Mu’adzah binti Abdullah Al ‘Adawiyyah Al Bashiriyyah Radhiyallahu'anha adalah
perempuan ahli ibadah pada masanya.
Tak jarang ia dipanggil Ummu Sahba. Mu’adzah dikenal sebagai
sosok wanita yang terpercaya, cerdas, berilmu dan senantiasa beribadah kepada
Allah.
Mu’adzah merupakan istri dari seorang tabi’in yakni Shilah bin
Asyyam. Setelah sang suami wafat di medan perang, Mu’adzah hidup sendiri. Ia
kemudian wafat pada usia 83 tahun.
Sebagai wanita yang dikenal sebagai sosok yang cerdas, Mu’adzah
beberapa kali meriwayatkan hadits. Ahli ilmu (Al Sayyidatul alimah) ini
sempet berguru dengan Aisyah Radhiyallahu’anha dan beberapa
sahabat di antaranya Sayyidina Ali bin Abu Thalib Radhiyallahu’anhu dan
Ummu Amr binti ‘Abdillah bin Zubair.
Mu’adzah memiliki beberapa murid laki-laki, di antaranya Abu
Qilabah Al Jarmiyy, Yazid Al Risyk, ‘Ashim Al Ahwal, Umar bin Dzar, Ishaq bin
Suwaid, dan Ayyub Al Sikhtiyaniyy yang kemudian semuanya menjadi tabi’in. Tak
sedikit pula murid Mu’adzah datang dari kalangan perempuan.

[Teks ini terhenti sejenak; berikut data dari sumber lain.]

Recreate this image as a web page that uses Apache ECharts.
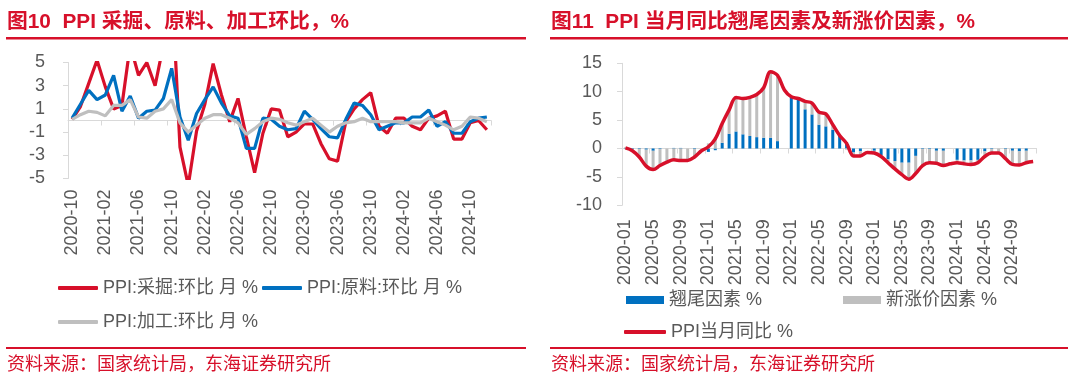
<!DOCTYPE html>
<html><head><meta charset="utf-8">
<script src="https://cdn.jsdelivr.net/npm/echarts@6/dist/echarts.min.js"></script>
<style>html,body{margin:0;padding:0;background:#fff}#c{width:1074px;height:385px}</style>
</head><body><div id="c"></div>
<script>
// ---- Left chart data (PPI MoM by sector, %) ----
const monthsL = ['2020-10','2020-11','2020-12','2021-01','2021-02','2021-03','2021-04','2021-05','2021-06','2021-07','2021-08','2021-09','2021-10','2021-11','2021-12','2022-01','2022-02','2022-03','2022-04','2022-05','2022-06','2022-07','2022-08','2022-09','2022-10','2022-11','2022-12','2023-01','2023-02','2023-03','2023-04','2023-05','2023-06','2023-07','2023-08','2023-09','2023-10','2023-11','2023-12','2024-01','2024-02','2024-03','2024-04','2024-05','2024-06','2024-07','2024-08','2024-09','2024-10','2024-11','2024-12'];
const miningMoM = [0.1,1.2,3.2,5.2,2.9,1.0,1.3,6.5,3.9,5.0,3.0,6.5,12.0,-2.3,-5.6,-0.9,1.4,4.9,2.2,-0.1,1.9,-1.4,-4.5,-1.1,1.0,0.9,-1.4,-1.0,-0.3,-0.3,-2.0,-3.3,-3.5,-0.1,1.0,1.8,2.4,-0.5,-1.1,0.2,0.2,-0.5,-0.8,0.2,0.4,0.8,-1.6,-1.6,-0.2,0.0,-0.8];
const rawMoM = [0.2,1.4,2.6,1.8,2.2,3.9,0.8,2.1,0.2,0.8,0.9,1.9,4.5,0.3,-1.7,0.6,1.8,2.9,1.5,0.4,0.2,-2.4,-2.4,0.2,0.1,-0.5,-0.8,-0.7,0.8,0.1,-0.7,-1.4,-1.5,0.1,1.5,1.3,0.5,-0.8,-0.5,-0.2,-0.2,0.3,0.3,0.9,-0.5,-0.1,-1.1,-1.1,-0.1,0.2,0.3];
const procMoM = [0.1,0.5,0.8,0.7,0.4,1.3,1.3,1.8,0.3,0.2,0.8,1.0,1.8,-0.2,-1.0,-0.4,0.2,0.5,0.5,0.2,-0.2,-1.2,-0.7,-0.1,0.2,0.1,-0.2,-0.4,-0.1,0.2,-0.4,-1.0,-0.5,-0.2,-0.1,0.2,-0.1,-0.1,-0.1,-0.1,-0.2,-0.2,-0.2,0.2,-0.1,-0.4,-0.8,-0.5,0.3,0.2,-0.1];

// ---- Right chart data (PPI YoY decomposition, %) ----
const monthsR = ['2020-01','2020-02','2020-03','2020-04','2020-05','2020-06','2020-07','2020-08','2020-09','2020-10','2020-11','2020-12','2021-01','2021-02','2021-03','2021-04','2021-05','2021-06','2021-07','2021-08','2021-09','2021-10','2021-11','2021-12','2022-01','2022-02','2022-03','2022-04','2022-05','2022-06','2022-07','2022-08','2022-09','2022-10','2022-11','2022-12','2023-01','2023-02','2023-03','2023-04','2023-05','2023-06','2023-07','2023-08','2023-09','2023-10','2023-11','2023-12','2024-01','2024-02','2024-03','2024-04','2024-05','2024-06','2024-07','2024-08','2024-09','2024-10','2024-11','2024-12'];
const carryover = [-0.1,-0.1,-0.1,-0.2,-0.4,-0.1,0.0,0.1,0.1,0.0,-0.1,null,
  -0.6,-0.3,1.0,2.6,3.0,2.5,2.2,2.0,1.9,1.9,1.3,null,
  8.9,8.6,6.9,6.0,4.2,3.9,3.3,2.2,1.1,-0.7,-0.5,null,
  -0.4,-1.2,-1.9,-2.2,-2.5,-2.5,-1.3,-0.1,-0.1,-0.4,-0.4,null,
  -2.0,-2.1,-2.1,-2.0,-0.5,-0.1,0.0,-0.1,-0.4,-0.5,-0.4,null];
const newPrice = [0.2,-0.3,-1.4,-2.9,-3.3,-2.9,-2.4,-2.1,-2.2,-2.1,-1.4,null,
  0.9,2.0,3.4,4.2,6.0,6.3,6.8,7.5,8.8,11.6,11.6,null,
  0.2,0.2,1.4,2.0,2.2,2.2,0.9,0.1,-0.2,-0.6,-0.8,null,
  -0.4,-0.2,-0.6,-1.4,-2.1,-2.9,-3.1,-2.9,-2.4,-2.2,-2.6,null,
  -0.5,-0.6,-0.7,-0.5,-0.9,-0.7,-0.8,-1.7,-2.4,-2.4,-2.1,null];
const ppiYoY = [0.1,-0.4,-1.5,-3.1,-3.7,-3.0,-2.4,-2.0,-2.1,-2.1,-1.5,-0.4,
  0.3,1.7,4.4,6.8,9.0,8.8,9.0,9.5,10.7,13.5,12.9,10.3,
  9.1,8.8,8.3,8.0,6.4,6.1,4.2,2.3,0.9,-1.3,-1.3,-0.7,
  -0.8,-1.4,-2.5,-3.6,-4.6,-5.4,-4.4,-3.0,-2.5,-2.6,-3.0,-2.7,
  -2.5,-2.7,-2.8,-2.5,-1.4,-0.8,-0.8,-1.8,-2.8,-2.9,-2.5,-2.3];

const RED = '#D7102A', BLUE = '#0070C0', GRAY = '#BFBFBF', AX = '#D9D9D9', TXT = '#595959';
const FONT = '"Liberation Sans","Noto Sans CJK SC",sans-serif';
const lbl = {color: TXT, fontSize: 18, fontFamily: FONT};

const chart = echarts.init(document.getElementById('c'), null, {renderer: 'canvas'});
function catAxes(grid, data, margin) {
  return [
    {type:'category', gridIndex:grid, data:data, boundaryGap:true,
     axisLine:{show:true, onZero:true, lineStyle:{color:AX, width:1}},
     axisTick:{show:true, interval:3, length:5, lineStyle:{color:AX}},
     axisLabel:{show:false}, splitLine:{show:false}},
    {type:'category', gridIndex:grid, data:data, boundaryGap:true, position:'bottom',
     axisLine:{show:false, onZero:false}, axisTick:{show:false}, splitLine:{show:false},
     axisLabel:Object.assign({interval:3, rotate:90, margin:margin}, lbl)}
  ];
}
function valAxis(grid, min, max, interval, margin) {
  return {type:'value', gridIndex:grid, min:min, max:max, interval:interval,
    axisLine:{show:true, lineStyle:{color:AX}}, axisTick:{show:true, length:5, lineStyle:{color:AX}},
    splitLine:{show:false}, axisLabel:Object.assign({margin:margin}, lbl)};
}
const legText = {color: TXT, fontSize: 18, fontFamily: FONT};
function leg(name, left, top, icon, w, h) {
  return {data:[name], left:left, top:top, icon:icon, itemWidth:w, itemHeight:h, padding:0,
    selectedMode:false, textStyle:legText};
}
const option = {
  animation:false,
  backgroundColor:'#fff',
  grid:[
    {left:68, top:62.5, width:423, height:116, containLabel:false},
    {left:622, top:63.3, width:414.6, height:142, containLabel:false}
  ],
  xAxis: catAxes(0, monthsL, 11).concat(catAxes(1, monthsR, 14)),
  yAxis: [valAxis(0, -5, 5, 2, 23), valAxis(1, -10, 15, 5, 20)],
  legend: [
    leg('PPI:采掘:环比 月 %', 58, 279, 'roundRect', 40, 4),
    leg('PPI:原料:环比 月 %', 262, 279, 'roundRect', 40, 4),
    leg('PPI:加工:环比 月 %', 58, 313, 'roundRect', 40, 4),
    leg('翘尾因素 %', 626, 291, 'rect', 38, 8),
    leg('新涨价因素 %', 843, 291, 'rect', 38, 8),
    leg('PPI当月同比 %', 624, 323, 'roundRect', 42, 4)
  ],
  series: [
    {name:'PPI:采掘:环比 月 %', type:'line', xAxisIndex:0, yAxisIndex:0, data:miningMoM, symbol:'none',
     lineStyle:{color:RED, width:3.2}, itemStyle:{color:RED}},
    {name:'PPI:原料:环比 月 %', type:'line', xAxisIndex:0, yAxisIndex:0, data:rawMoM, symbol:'none',
     lineStyle:{color:BLUE, width:3.2}, itemStyle:{color:BLUE}},
    {name:'PPI:加工:环比 月 %', type:'line', xAxisIndex:0, yAxisIndex:0, data:procMoM, symbol:'none',
     lineStyle:{color:GRAY, width:3.2}, itemStyle:{color:GRAY}},
    {name:'翘尾因素 %', type:'bar', xAxisIndex:2, yAxisIndex:1, data:carryover, stack:'f', barWidth:3,
     itemStyle:{color:BLUE}},
    {name:'新涨价因素 %', type:'bar', xAxisIndex:2, yAxisIndex:1, data:newPrice, stack:'f', barWidth:3,
     itemStyle:{color:GRAY}},
    {name:'PPI当月同比 %', type:'line', xAxisIndex:2, yAxisIndex:1, data:ppiYoY, symbol:'none', smooth:0.35,
     lineStyle:{color:RED, width:3.5}, itemStyle:{color:RED}, z:5}
  ],
  graphic: [
    {type:'text', style:{x:7, y:22, text:'图10  PPI 采掘、原料、加工环比，%', fill:RED, font:'bold 20.8px '+FONT, verticalAlign:'middle'}},
    {type:'rect', shape:{x:6, y:37, width:520, height:2.5}, style:{fill:RED}},
    {type:'text', style:{x:551, y:22, text:'图11  PPI 当月同比翘尾因素及新涨价因素，%', fill:RED, font:'bold 20.8px '+FONT, verticalAlign:'middle'}},
    {type:'rect', shape:{x:550, y:37, width:518, height:2.5}, style:{fill:RED}},
    {type:'rect', shape:{x:6, y:347, width:520, height:2}, style:{fill:RED}},
    {type:'rect', shape:{x:550, y:347, width:518, height:2}, style:{fill:RED}},
    {type:'text', style:{x:7, y:365, text:'资料来源：国家统计局，东海证券研究所', fill:RED, font:'18px '+FONT, verticalAlign:'middle'}},
    {type:'text', style:{x:551, y:365, text:'资料来源：国家统计局，东海证券研究所', fill:RED, font:'18px '+FONT, verticalAlign:'middle'}}
  ]
};
chart.setOption(option);
</script></body></html>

Selain cerdas, Mu’adzah juga merupakah sosok yang zuhud.
Baginya, kenikmatan dunia hanyalah kenikmatan semu, sementara kenikmatan
akhiratlah yang abadi. Suatu ketika ia berkata, “Aku telah menjalani kehidupan
di dunia ini selama 70 tahun. Selama itu pula aku tak pernah melihat sesuatu
yang dapat menggembirakan hati dan mataku.”
Mu’adzah tak akan membiarkan waktunya terbuang selain untuk
beribadah kepada Allah. Bahkan pada saat malam sekalipun, Mu’adzah enggan tidur
nyenyak dan memilih untuk menghidupinya dengan shalat dan dzikir. Apa yang
dilakukan Mu’adzah tak lain agar ia meninggal dalam keadaan mengingat Allah.
Dalam sehari semalam, Mu’adzah mampu mendirikan shalat sebanyak
600 rakaat. Pada 40 tahun terakhir dalam hidupnya, Mu’adzah tak pernah
mendongakkan pandangannya ke langit seakan takzim. Menurutnya, memandang ke
langit merupakan bentuk ketidaksopanan dan sombong terhadap Allah.
Semenjak kepergian sang suami, ia tak lagi tidur beralasan kasur
empuk dan memilih tidur di tanah dengan harapan dapat bertemu dengan suaminya
di mimpi. Sementara bila malam datang, ia sengaja memakai pakaian tipis agar
dinginnya malam membuat ia terus terjaga.
Bila kantuk menyerangnya di malam hari, ia akan berkata pada
dirinya sendiri, “Hai nafsu, tidur panjang (kematian) mengintai di depanmu.”
Kemudian ia akan berjalan-jalan di dalam rumah untuk menghilangkan mengantuk.
Pada riwayat lain diceritakan pada siang hari, Mu’adzah berkata,
“Ini adalah hari di saat aku akan mati.” Maka ia akan melakukan ibadah dan
terjaga hingga sore hari. Kemudian pada malam hari, ia berkata, “Ini adalah
malam di saat aku akan mati.” Maka ia akan melakukan ibadah dan terjaga hingga
subuh datang.
Suatu hari, az-Zhahabi datang dan berkata pada Mu’adzah, “Aku
telah mendengar kabar engkau senantiasa melakukan ibadah malam.”
Muadzah menjawab, “Aku sungguh heran dengan mata yang senantiasa
tertidur. Bagaimana tidak, padahal ia tahu seberapa lama kita akan tertidur dan
tak bisa melakukan ibadah lagi saat di kubur nanti.”